How are fossils formed?
If you think of the total number of organisms that have lived on the Earth since life evolved over 3.8 billion years ago, it's a wonder that fossils aren't more common.
The fact is, it takes a very specific set of conditions for plants and animals to be preserved as fossils. After all, if there were no efficient way of breaking down and recycling all those organisms after they died, imagine how crowded the planet would be!
For an organism to have a chance at becoming fossilized, it has to avoid being completely broken down by the scavengers and microorganisms that are responsible for decomposing dead matter. One way this can happen is if the organism is covered with sediment quickly after it dies.
Once the organism is covered, sediment continues to build up over the course of many years. In the meantime, molecules in the organism's body are gradually being replaced by minerals in the surrounding sediments. As more and more sediment builds up, pressure begins to increase and compacts the sediment into rock. This is why fossils are often flat and distorted.
At this point, the fossil is formed, but it may be hundreds or thousands of feet under the earth's surface. What has to happen for scientists to be able to find and analyze it?
After fossils are buried, how do they get to the surface to be discovered?

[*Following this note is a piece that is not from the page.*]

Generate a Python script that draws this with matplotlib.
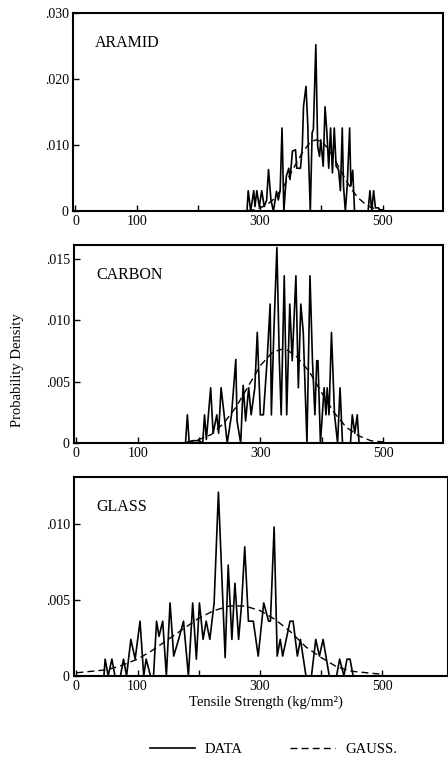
import matplotlib
matplotlib.use("agg")
import matplotlib.pyplot as plt

# ---- data ----
aramid_x = [275, 279, 281, 285, 290, 292, 295, 299, 303, 307, 311, 314, 318,
            322, 327, 330, 333, 336, 339, 343, 347, 349, 353, 358, 360, 366,
            369, 371, 375, 378, 379, 382, 385, 387, 391, 394, 397, 399, 403,
            406, 409, 412, 415, 418, 421, 424, 428, 431, 434, 436, 439, 442,
            446, 448, 451, 454, 476, 479, 482, 485, 488, 493, 496]
aramid_y = [0, 0, 0.0031, 0, 0.0031, 0.0007, 0.0031, 0.0007, 0.0031, 0.0007,
            0.0017, 0.0063, 0.0017, 0, 0.0030, 0.0017, 0.0032, 0.0126, 0,
            0.0053, 0.0065, 0.0048, 0.0091, 0.0093, 0.0065, 0.0065, 0.0098,
            0.0159, 0.0189, 0.0129, 0.0088, 0, 0.0119, 0.0124, 0.0252, 0.0098,
            0.0083, 0.0108, 0.0068, 0.0158, 0.0119, 0.0065, 0.0126, 0.0058,
            0.0126, 0.0068, 0.0063, 0.0031, 0.0126, 0.0038, 0, 0.0038, 0.0126,
            0.0038, 0.0062, 0, 0, 0.0031, 0, 0.0031, 0.0005, 0.0005, 0]
aramid_gx = [280, 290, 300, 310, 320, 330, 340, 350, 360, 370, 380, 390, 400,
             410, 420, 430, 440, 450, 460, 470, 480, 490, 500]
aramid_gy = [0.0001, 0.0002, 0.0005, 0.0009, 0.0016, 0.0027, 0.0040, 0.0057,
             0.0074, 0.0090, 0.0102, 0.0108, 0.0106, 0.0096, 0.0081, 0.0064,
             0.0047, 0.0032, 0.0020, 0.0012, 0.0006, 0.0003, 0.0002]

carbon_x = [175, 178, 181, 184, 190, 200, 206, 209, 212, 219, 223, 229, 232,
            236, 241, 246, 253, 260, 262, 268, 272, 276, 281, 285, 291, 295,
            300, 305, 311, 316, 318, 322, 327, 331, 334, 339, 343, 348, 352,
            358, 362, 366, 370, 376, 381, 385, 389, 392, 394, 398, 404, 407,
            409, 412, 416, 421, 426, 430, 434, 447, 450, 454, 458, 461]
carbon_y = [0, 0, 0.0023, 0, 0.0002, 0.0002, 0, 0.0023, 0.0003, 0.0045,
            0.0008, 0.0023, 0.0008, 0.0045, 0.0023, 0, 0.0023, 0.0068, 0.0018,
            0, 0.0047, 0.0018, 0.0045, 0.0023, 0.0045, 0.0090, 0.0023, 0.0023,
            0.0067, 0.0113, 0.0023, 0.0090, 0.0159, 0.0067, 0.0023, 0.0136,
            0.0023, 0.0113, 0.0067, 0.0136, 0.0045, 0.0113, 0.0090, 0, 0.0136,
            0.0067, 0.0023, 0.0067, 0.0067, 0, 0.0045, 0.0023, 0.0045, 0.0023,
            0.0090, 0.0023, 0, 0.0045, 0, 0, 0.0023, 0.0008, 0.0023, 0]
carbon_gx = [180, 200, 220, 240, 260, 280, 300, 320, 340, 360, 380, 400, 420,
             440, 460, 480, 500]
carbon_gy = [0.0001, 0.0003, 0.0007, 0.0016, 0.0029, 0.0046, 0.0063, 0.0074,
             0.0077, 0.0070, 0.0058, 0.0041, 0.0025, 0.0013, 0.0006, 0.0002,
             0.0001]

glass_x = [40, 45, 47, 52, 58, 63, 72, 77, 82, 89, 96, 104, 110, 114, 121,
           126, 131, 135, 141, 147, 153, 159, 167, 175, 183, 190, 196, 201,
           207, 212, 218, 225, 232, 243, 248, 254, 259, 265, 270, 275, 281,
           289, 297, 306, 314, 317, 323, 328, 333, 337, 349, 354, 361, 366,
           375, 384, 391, 397, 403, 413, 425, 430, 437, 442, 447, 452]
glass_y = [0, 0, 0.0011, 0, 0.0011, 0, 0, 0.0011, 0, 0.0024, 0.0011, 0.0036,
           0, 0.0011, 0, 0, 0.0036, 0.0026, 0.0036, 0, 0.0048, 0.0013, 0.0024,
           0.0036, 0, 0.0048, 0.0011, 0.0048, 0.0024, 0.0036, 0.0024, 0.0048,
           0.0121, 0.0012, 0.0073, 0.0024, 0.0061, 0.0024, 0.0048, 0.0085,
           0.0036, 0.0036, 0.0013, 0.0048, 0.0036, 0.0036, 0.0098, 0.0013,
           0.0024, 0.0013, 0.0036, 0.0036, 0.0013, 0.0024, 0, 0, 0.0024,
           0.0013, 0.0024, 0, 0, 0.0011, 0, 0.0011, 0.0011, 0]
glass_gx = [0, 25, 50, 75, 100, 125, 150, 175, 200, 225, 250, 275, 300, 325,
            350, 375, 400, 425, 450, 475, 500]
glass_gy = [0.0002, 0.0003, 0.0004, 0.0007, 0.0011, 0.0017, 0.0024, 0.0031,
            0.0038, 0.0043, 0.0046, 0.0046, 0.0043, 0.0037, 0.0029, 0.0019,
            0.0012, 0.0006, 0.0003, 0.0002, 0.0001]

names = ["ARAMID", "CARBON", "GLASS"]
ylims = [0.030, 0.0161, 0.0131]
yticks = [[0, 0.010, 0.020, 0.030], [0, 0.005, 0.010, 0.015], [0, 0.005, 0.010]]
ytick_labels = [["0", ".010", ".020", ".030"], ["0", ".005", ".010", ".015"],
                ["0", ".005", ".010"]]
xticks = [0, 100, 200, 300, 400, 500]
xtick_labels = ["0", "100", "", "300", "", "500"]

plt.rcParams["font.family"] = ["Liberation Serif", "DejaVu Serif"]
plt.rcParams["font.size"] = 10

fig = plt.figure(figsize=(4.48, 7.68), dpi=100)
boxes = [(0.163, 0.725, 0.826, 0.258),
         (0.165, 0.423, 0.824, 0.258),
         (0.165, 0.120, 0.835, 0.259)]
xmax = [598, 598, 607]
series = [(aramid_x, aramid_y, aramid_gx, aramid_gy),
          (carbon_x, carbon_y, carbon_gx, carbon_gy),
          (glass_x, glass_y, glass_gx, glass_gy)]

for i, (box, (dx, dy, gx, gy)) in enumerate(zip(boxes, series)):
    ax = fig.add_axes(box)
    data_line, = ax.plot(dx, dy, color="black", lw=1.2, label="DATA")
    gauss_line, = ax.plot(gx, gy, color="black", lw=1.0,
                          linestyle=(0, (5, 3)), label="GAUSS.")
    ax.set_xlim(-4, xmax[i])
    ax.set_ylim(0, ylims[i])
    ax.set_xticks(xticks)
    ax.set_xticklabels(xtick_labels)
    ax.set_yticks(yticks[i])
    ax.set_yticklabels(ytick_labels[i])
    ax.tick_params(direction="in", length=4, width=1, labelsize=10, pad=3)
    for sp in ax.spines.values():
        sp.set_linewidth(1.5)
    ax.text(0.06, 0.85, names[i], transform=ax.transAxes, fontsize=11.5,
            va="center", ha="left")

fig.text(0.04, 0.518, "Probability Density", rotation=90, fontsize=10.5,
         ha="center", va="center")
fig.text(0.594, 0.086, "Tensile Strength (kg/mm²)", fontsize=10.5,
         ha="center", va="center")

fig.legend(handles=[data_line, gauss_line], loc="center",
           bbox_to_anchor=(0.61, 0.024), ncol=2, frameon=False,
           handlelength=3.1, handletextpad=0.7, columnspacing=3.2,
           fontsize=10.5)

fig.savefig("out.png", dpi=100)
plt.close(fig)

That's right, the only way for those sediments to reach the surface is for them to be pushed up during the process of mountain making and then worn away by the forces of erosion. Hard to imagine? It's happening all the time.
Imagine that the layers of sediment covering our fossil are sheets of paper that keep stacking up. Now imagine your stack of paper gets rammed by another stack of paper. The layers are going to buckle and the first sheets of paper you laid down, which were hidden from view, will be pushed up and visible at the surface now.
Mountains have to be made and erosion has to work its magic
The same thing happens when continents collide. All those layers of sediment get bent out of shape as the continents shift around and bump into eachother. Older layers of sediment that were previously buried deep in the Earth get pushed to the surface. Then over the course of millions of years, water wears away at the rock, and if we're lucky enough for those layers to contain fossils, then it's only a matter of going out and finding them!